### Data segment
======

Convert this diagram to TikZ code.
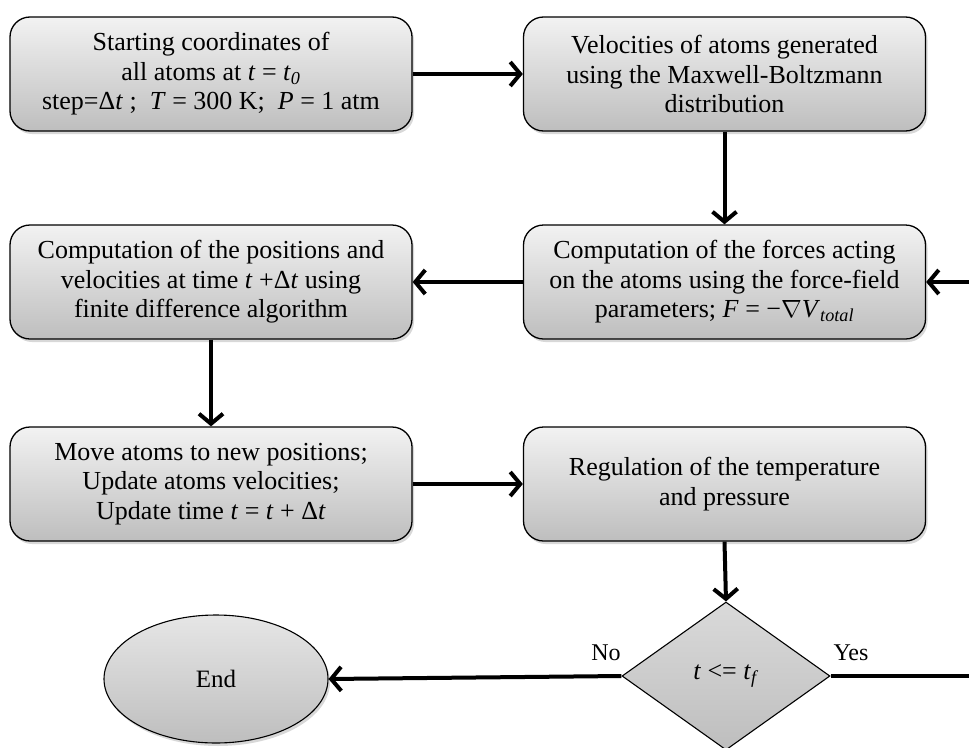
\documentclass[tikz,border=0pt]{standalone}
\usepackage{fontspec}
\setmainfont{Liberation Serif}
\usetikzlibrary{arrows.meta,shapes.geometric,shadows}
\definecolor{boxtop}{HTML}{F2F2F2}
\definecolor{boxbot}{HTML}{BEBEBE}
\begin{document}
\begin{tikzpicture}[x=1pt,y=-1pt,
  procbox/.style={rounded corners=20pt, draw=black, line width=1.3pt,
    top color=boxtop, bottom color=boxbot,
    drop shadow={shadow xshift=2pt, shadow yshift=-3pt, opacity=0.3},
    minimum width=402pt, minimum height=114pt, align=center,
    font=\fontsize{26}{29.5}\selectfont, inner sep=0pt},
  decbox/.style={diamond, draw=black, line width=1.1pt,
    top color=boxtop!90!black, bottom color=boxbot,
    minimum width=208pt, minimum height=148pt, inner sep=0pt,
    font=\fontsize{26}{29}\selectfont},
  endbox/.style={ellipse, draw=black, line width=1.1pt,
    top color=boxtop!95!black, bottom color=boxbot,
    drop shadow={shadow xshift=2pt, shadow yshift=-3pt, opacity=0.3},
    minimum width=224pt, minimum height=128pt, inner sep=0pt,
    font=\fontsize{25}{29}\selectfont},
  flow/.style={line width=4pt, -{Straight Barb[length=10pt,width=24pt,line width=4pt]}},
  lbl/.style={font=\fontsize{24}{28}\selectfont, inner sep=0pt}
]
\clip (0,0) rectangle (969,747);
\fill[white] (0,0) rectangle (969,747);

\node[procbox] (start) at (211,74) {Starting coordinates of\\ all atoms at \textit{t} = \textit{t}\textsubscript{\textit{0}}\\ step=Δ\textit{t} ;\ \ \textit{T} = 300 K;\ \ \textit{P} = 1 atm};
\node[procbox] (vel) at (724.5,74) {Velocities of atoms generated\\ using the Maxwell-Boltzmann\\ distribution};
\node[procbox] (pos) at (211,282) {Computation of the positions and\\ velocities at time \textit{t} +Δ\textit{t} using\\ finite difference algorithm};
\node[procbox] (force) at (724.5,282) {Computation of the forces acting\\ on the atoms using the force-field\\ parameters; \textit{F} = −$\nabla$\textit{V}\textsubscript{\textit{total}}};
\node[procbox] (move) at (211,484) {Move atoms to new positions;\\ Update atoms velocities;\\ Update time \textit{t} = \textit{t} + Δ\textit{t}};
\node[procbox] (reg) at (724.5,484) {Regulation of the temperature\\ and pressure};
\node[decbox] (dec) at (726,676) {\textit{t} <= \textit{t}\textsubscript{\textit{f}}};
\node[endbox] (end) at (216,679) {End};
\coordinate (loop) at (1000,676);

\draw[flow] (start.east) -- (vel.west);
\draw[flow] (vel.south) -- (force.north);
\draw[flow] (force.west) -- (pos.east);
\draw[flow] (pos.south) -- (move.north);
\draw[flow] (move.east) -- (reg.west);
\draw[flow] (reg.south) -- (dec.north);
\draw[flow] (dec.west) -- (end.east);
\draw[flow] (dec.east) -- (loop) |- (force.east);

\node[lbl] (no) at (606,653) {No};
\node[lbl] (yes) at (851,653) {Yes};
\end{tikzpicture}
\end{document}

======

Copy out each line word for word, please, skipping the images.

Convert this diagram to TikZ code.
\documentclass[tikz,border=0pt]{standalone}
\usepackage{fontspec}
\setmainfont{Liberation Serif}
\usetikzlibrary{arrows.meta,shapes.geometric,shadows}
\definecolor{boxtop}{HTML}{F2F2F2}
\definecolor{boxbot}{HTML}{BEBEBE}
\begin{document}
\begin{tikzpicture}[x=1pt,y=-1pt,
  procbox/.style={rounded corners=20pt, draw=black, line width=1.3pt,
    top color=boxtop, bottom color=boxbot,
    drop shadow={shadow xshift=2pt, shadow yshift=-3pt, opacity=0.3},
    minimum width=402pt, minimum height=114pt, align=center,
    font=\fontsize{26}{29.5}\selectfont, inner sep=0pt},
  decbox/.style={diamond, draw=black, line width=1.1pt,
    top color=boxtop!90!black, bottom color=boxbot,
    minimum width=208pt, minimum height=148pt, inner sep=0pt,
    font=\fontsize{26}{29}\selectfont},
  endbox/.style={ellipse, draw=black, line width=1.1pt,
    top color=boxtop!95!black, bottom color=boxbot,
    drop shadow={shadow xshift=2pt, shadow yshift=-3pt, opacity=0.3},
    minimum width=224pt, minimum height=128pt, inner sep=0pt,
    font=\fontsize{25}{29}\selectfont},
  flow/.style={line width=4pt, -{Straight Barb[length=10pt,width=24pt,line width=4pt]}},
  lbl/.style={font=\fontsize{24}{28}\selectfont, inner sep=0pt}
]
\clip (0,0) rectangle (969,747);
\fill[white] (0,0) rectangle (969,747);

\node[procbox] (start) at (211,74) {Starting coordinates of\\ all atoms at \textit{t} = \textit{t}\textsubscript{\textit{0}}\\ step=Δ\textit{t} ;\ \ \textit{T} = 300 K;\ \ \textit{P} = 1 atm};
\node[procbox] (vel) at (724.5,74) {Velocities of atoms generated\\ using the Maxwell-Boltzmann\\ distribution};
\node[procbox] (pos) at (211,282) {Computation of the positions and\\ velocities at time \textit{t} +Δ\textit{t} using\\ finite difference algorithm};
\node[procbox] (force) at (724.5,282) {Computation of the forces acting\\ on the atoms using the force-field\\ parameters; \textit{F} = −$\nabla$\textit{V}\textsubscript{\textit{total}}};
\node[procbox] (move) at (211,484) {Move atoms to new positions;\\ Update atoms velocities;\\ Update time \textit{t} = \textit{t} + Δ\textit{t}};
\node[procbox] (reg) at (724.5,484) {Regulation of the temperature\\ and pressure};
\node[decbox] (dec) at (726,676) {\textit{t} <= \textit{t}\textsubscript{\textit{f}}};
\node[endbox] (end) at (216,679) {End};
\coordinate (loop) at (1000,676);

\draw[flow] (start.east) -- (vel.west);
\draw[flow] (vel.south) -- (force.north);
\draw[flow] (force.west) -- (pos.east);
\draw[flow] (pos.south) -- (move.north);
\draw[flow] (move.east) -- (reg.west);
\draw[flow] (reg.south) -- (dec.north);
\draw[flow] (dec.west) -- (end.east);
\draw[flow] (dec.east) -- (loop) |- (force.east);

\node[lbl] (no) at (606,653) {No};
\node[lbl] (yes) at (851,653) {Yes};
\end{tikzpicture}
\end{document}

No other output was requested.